El mar está sobrevalorado. Por eso necesito mirarlo, solo mirarlo. No quiero traerle lágrimas, tampoco flotar entre las olas o por encima de las bestias, bajo un cielo azul océano. Quiero quedarme en su orilla, ocupar un banco rodeado de corredores con prisa y viejos lentos, entornar los ojos y escupir arena. Quiero respirarlo para entender de dónde viene, para estar seguro de volver a vernos. Porque el mar es al verano lo que el sol a los inviernos, el primer día de una canción de infancia siendo adultos.
Tiene el mar el poder de una cicatriz hecha de sal, el tamaño suficiente para ahogar al mundo y no saber hacerlo. Todos somos hijos del mar, aunque nazcamos en Castilla, cerca de los cerdos. Y regresamos a su vientre para encontrar fuerzas. El mar trae repetición, señales, un momento feliz en la placenta, el horror de la carne de los bañadores y el bocadillo de queso con tomate. Agua de mar, mar de agua salada, agua bendita de plásticos, medusas, barcos. Mar cómplice, mar de herida y espejo y estrellas. El mar, la mar, piélago de sol y viento.

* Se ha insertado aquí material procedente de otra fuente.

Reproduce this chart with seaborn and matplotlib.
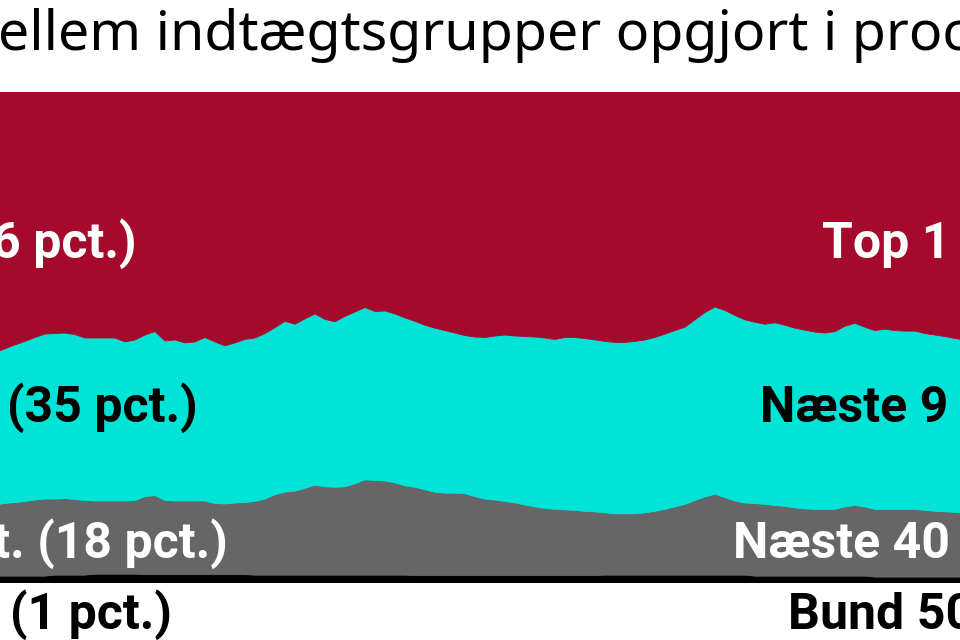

Todos vivimos y morimos en el mar. A él le contamos todo aquello que no vimos, que no fuimos ni seremos. Tal es su poder sin apenas intentarlo. El mar, en realidad, quiere estar tranquilo, librarse de los hombres, las mujeres y los niños, pisar tierra firme y dormir. Inventar a los humanos fue un error. Por eso llora el mar, por eso calla, por eso huye con cada marea y vuelve porque añora algo. Tiene que ser la nieve, el frío, otras tumbas. Sí, otras tumbas.